In the second half, we assume the first-person narrative as the true identity of Paul John Knowles is revealed and Miss Fawkes comes into the light. The car they had driven around in, the credit cards which had financed them, the presents he had given her, the clothing he wore, had all been stolen from the corpses of his victims. She had ‘been playing sulky games with a man whose rage could wreck a room’. And yet this same man said on his arrest, ‘Please help me,’ by which he meant, surely, please stop me. Dennis Nilsen always referred to his arrest as ‘the day help arrived’, and in neither case is this whimper incompatible with the vainglorious enjoyment of attention consequent upon the arrest; men addicted to murder are more complex than simple headlines would have you believe. Knowles showed no remorse, for his moral fibres were adrift, severed from the human community which should have sheltered him and prevented his disintegration, as it does for most of us.

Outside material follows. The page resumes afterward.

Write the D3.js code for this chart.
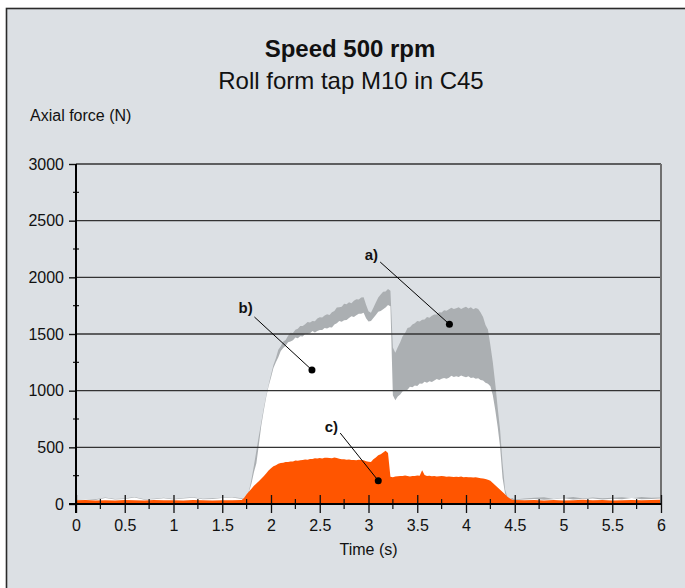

Sandy Fawkes teeters on the edge of developing interesting themes such as these, but quickly withdraws into her story, which is all too breathtakingly exciting to allow for the intrusion of thought. She notices how American lawyers hijack a case and turn it into a game of chess between them, forgetting the crime and its horror with the same indifference as the murderer himself, but she takes the observation no further. This experience of hers is unique, her literary use of it banal.

That she can write with genuine feeling is revealed in one paragraph outside the central narrative, when she recalls the implacable sadness of losing her infant daughter to cot death. This is moving and real. The rest is red-hot and contrived.